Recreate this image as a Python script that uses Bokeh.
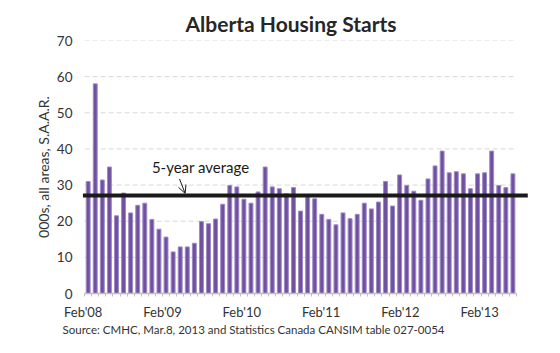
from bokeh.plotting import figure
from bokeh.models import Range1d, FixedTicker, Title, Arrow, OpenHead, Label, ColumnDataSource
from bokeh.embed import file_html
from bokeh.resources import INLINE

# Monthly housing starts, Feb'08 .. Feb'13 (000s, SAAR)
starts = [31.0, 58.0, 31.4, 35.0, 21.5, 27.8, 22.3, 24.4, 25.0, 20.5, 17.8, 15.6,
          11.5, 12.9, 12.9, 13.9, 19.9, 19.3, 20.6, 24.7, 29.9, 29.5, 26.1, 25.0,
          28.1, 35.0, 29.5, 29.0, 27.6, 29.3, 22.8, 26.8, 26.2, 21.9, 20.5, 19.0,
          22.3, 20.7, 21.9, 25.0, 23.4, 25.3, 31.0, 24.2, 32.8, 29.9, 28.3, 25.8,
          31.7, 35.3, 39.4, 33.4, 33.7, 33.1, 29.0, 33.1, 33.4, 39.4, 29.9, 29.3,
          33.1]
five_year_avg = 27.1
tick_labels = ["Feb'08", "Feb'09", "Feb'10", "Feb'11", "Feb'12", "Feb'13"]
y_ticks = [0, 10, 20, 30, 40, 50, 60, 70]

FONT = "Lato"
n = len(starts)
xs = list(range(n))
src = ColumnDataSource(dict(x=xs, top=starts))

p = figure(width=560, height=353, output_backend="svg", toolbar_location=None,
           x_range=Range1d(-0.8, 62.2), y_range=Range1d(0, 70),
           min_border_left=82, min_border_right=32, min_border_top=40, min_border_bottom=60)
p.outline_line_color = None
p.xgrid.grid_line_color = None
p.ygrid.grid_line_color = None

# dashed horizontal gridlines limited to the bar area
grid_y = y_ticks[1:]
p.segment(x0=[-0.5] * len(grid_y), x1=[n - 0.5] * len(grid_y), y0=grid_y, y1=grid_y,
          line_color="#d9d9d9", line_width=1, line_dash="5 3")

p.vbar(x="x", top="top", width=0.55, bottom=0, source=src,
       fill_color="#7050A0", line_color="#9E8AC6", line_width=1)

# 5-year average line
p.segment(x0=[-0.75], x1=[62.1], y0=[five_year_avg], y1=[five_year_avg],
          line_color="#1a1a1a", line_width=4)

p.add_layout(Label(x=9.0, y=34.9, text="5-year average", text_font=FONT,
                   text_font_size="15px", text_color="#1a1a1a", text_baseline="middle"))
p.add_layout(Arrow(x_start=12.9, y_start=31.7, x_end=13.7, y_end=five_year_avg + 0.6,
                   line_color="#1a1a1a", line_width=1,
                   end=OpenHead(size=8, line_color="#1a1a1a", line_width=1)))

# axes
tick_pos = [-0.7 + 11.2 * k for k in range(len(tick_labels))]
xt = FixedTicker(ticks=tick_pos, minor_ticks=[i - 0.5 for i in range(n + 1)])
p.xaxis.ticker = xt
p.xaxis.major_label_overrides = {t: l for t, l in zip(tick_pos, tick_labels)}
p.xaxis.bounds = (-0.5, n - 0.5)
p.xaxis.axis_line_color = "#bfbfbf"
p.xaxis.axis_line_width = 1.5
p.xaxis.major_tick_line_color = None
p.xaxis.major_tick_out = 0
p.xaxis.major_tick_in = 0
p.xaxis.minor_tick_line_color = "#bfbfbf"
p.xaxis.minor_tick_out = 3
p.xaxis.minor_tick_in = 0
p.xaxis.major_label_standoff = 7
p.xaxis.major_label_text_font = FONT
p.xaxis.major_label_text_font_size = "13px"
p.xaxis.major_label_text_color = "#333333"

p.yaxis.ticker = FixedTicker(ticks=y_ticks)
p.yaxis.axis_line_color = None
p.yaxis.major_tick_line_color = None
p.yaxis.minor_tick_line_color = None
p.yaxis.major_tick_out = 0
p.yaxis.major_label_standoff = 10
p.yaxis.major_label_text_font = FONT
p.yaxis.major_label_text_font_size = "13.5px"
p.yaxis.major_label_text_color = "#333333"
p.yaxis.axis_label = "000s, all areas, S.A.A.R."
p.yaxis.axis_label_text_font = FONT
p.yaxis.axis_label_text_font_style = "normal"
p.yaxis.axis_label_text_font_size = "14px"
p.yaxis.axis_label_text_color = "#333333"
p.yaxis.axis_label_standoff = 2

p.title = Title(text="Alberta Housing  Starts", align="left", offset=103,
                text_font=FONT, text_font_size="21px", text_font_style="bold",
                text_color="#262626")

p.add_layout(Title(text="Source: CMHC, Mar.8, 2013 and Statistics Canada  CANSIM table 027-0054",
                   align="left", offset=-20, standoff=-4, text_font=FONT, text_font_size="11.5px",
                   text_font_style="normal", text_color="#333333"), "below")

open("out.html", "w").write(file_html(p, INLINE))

+++++

■ What you have to do
Give again, word for word, every line from the top of the data above to the line holding "from bokeh.resources import INLINE", inclusive, with the pictures left out.

■ Worked answer
Recreate this image as a Python script that uses Bokeh.
from bokeh.plotting import figure
from bokeh.models import Range1d, FixedTicker, Title, Arrow, OpenHead, Label, ColumnDataSource
from bokeh.embed import file_html
from bokeh.resources import INLINE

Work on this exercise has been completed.